『御社のチャラ男』絲山秋子
大谷翔平選手の話題で持ちきりの毎日である。彼の好みの女性のタイプに「チャラチャラしていない人」というのがあるらしい。マスコミが言ってるだけかもしれないけれど。「チャラい」っていうのはここ30~40年くらいで浸透した言葉だろうか。
オリエンタルラジオの藤森さんがその筆頭かなと思う。彼はキャラクターにしているだけだけど。この本で書かれるチャラ男は、私が想像していたようないわゆる軽薄な「チャラ男」とは少し違っていた。

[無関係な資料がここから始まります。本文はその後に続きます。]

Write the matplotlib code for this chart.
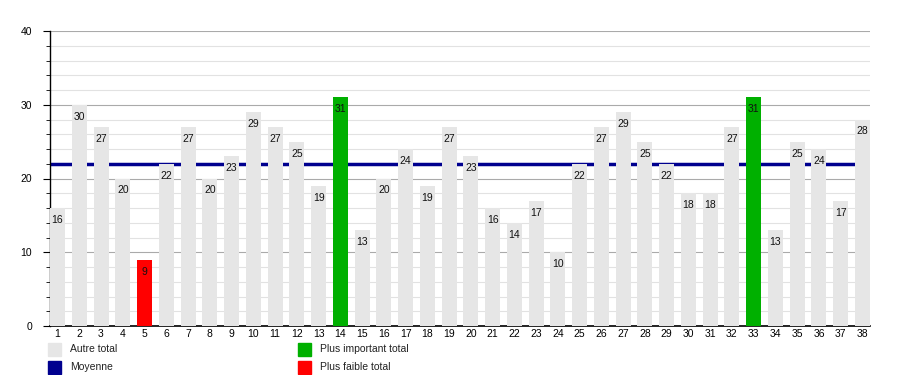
import matplotlib
matplotlib.use("Agg")
import matplotlib.pyplot as plt
from matplotlib.patches import Rectangle
import numpy as np

plt.rcParams['font.family'] = ['Liberation Sans', 'DejaVu Sans']

categories = [str(i) for i in range(1, 39)]
values = [16, 30, 27, 20, 9, 22, 27, 20, 23, 29, 27, 25, 19, 31, 13, 20, 24, 19, 27,
          23, 16, 14, 17, 10, 22, 27, 29, 25, 22, 18, 18, 27, 31, 13, 25, 24, 17, 28]
legend_labels = ["Autre total", "Moyenne", "Plus important total", "Plus faible total"]

c_other = "#e6e6e6"
c_mean = "#00008f"
c_max = "#00b000"
c_min = "#ff0000"

vmax = max(values)
vmin = min(values)
mean = float(np.mean(values))
colors = [c_max if v == vmax else (c_min if v == vmin else c_other) for v in values]

fig = plt.figure(figsize=(9, 3.75), dpi=100)
ax = fig.add_axes([50/900, 1-326/375, 820/900, 295/375])

x = np.arange(1, len(values) + 1)
w = 0.69
ax.bar(x, values, width=w, color=colors, zorder=3)
ax.axhline(mean, color=c_mean, lw=2.5, zorder=2)

for xi, v in zip(x, values):
    ax.annotate(str(v), (xi, v), xytext=(0, -5), textcoords='offset points',
                ha='center', va='top', fontsize=7.5, color='#111111', zorder=4)

ax.set_xlim(1 - w/2, len(values) + w/2)
ax.set_ylim(0, 40)
ax.set_yticks([0, 10, 20, 30, 40])
ax.set_yticks(np.arange(0, 41, 2), minor=True)
ax.set_xticks(x)
ax.set_xticklabels(categories)
ax.tick_params(axis='x', length=0, labelsize=7.5, pad=2)
ax.tick_params(axis='y', which='major', length=5, labelsize=7.5, pad=8)
ax.tick_params(axis='y', which='minor', length=3)
ax.grid(axis='y', which='major', color='#aaaaaa', lw=0.8, zorder=0)
ax.grid(axis='y', which='minor', color='#e2e2e2', lw=0.8, zorder=0)
for s in ['top', 'right']:
    ax.spines[s].set_visible(False)
ax.spines['left'].set_linewidth(1)
ax.spines['bottom'].set_linewidth(1.2)

leg_colors = [c_other, c_mean, c_max, c_min]
leg_pos = [(48, 343), (48, 361), (298, 343), (298, 361)]
for (px, py), col, lab in zip(leg_pos, leg_colors, legend_labels):
    fig.patches.append(Rectangle((px/900, 1-(py+13)/375), 13/900, 13/375,
                                 transform=fig.transFigure, color=col, figure=fig))
    fig.text((px+22)/900, 1-(py+6.5)/375, lab, fontsize=7.5, va='center', ha='left', color='#222222')

fig.savefig("out.png", dpi=100)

地方にあるジョルジュ食品という小さな会社が舞台である。三芳部長(彼が「チャラ男」と呼ばれている)を中心にして、彼に関わる人がそれぞれ独白をしていくという構成だ。チャラ男は見た目が良く、世渡りが上手い。でも、決して悪いところばかりじゃない。「こういう人いるよな」「意外に憎めないよな」と思い、そもそもこの本に書かれているのは、どこにでもある会社組織、そして社会の縮図なんだと気付く。
語り手が多くて、正直なところ途中少しだらけてしまった感があったけれど、最終章ではひとかたまりにまとまった感じがして、意外にもすっきりとした心待ちになった。自分もそうだけど、やっぱ日本の会社員ってこういうイメージなんだよな、「トホホ」という情けないような気持ちになってしまう。本心ではこういう働き方をしたくないのに、会社に属すということは自分を多少殺してしまうということなんだよなぁ…。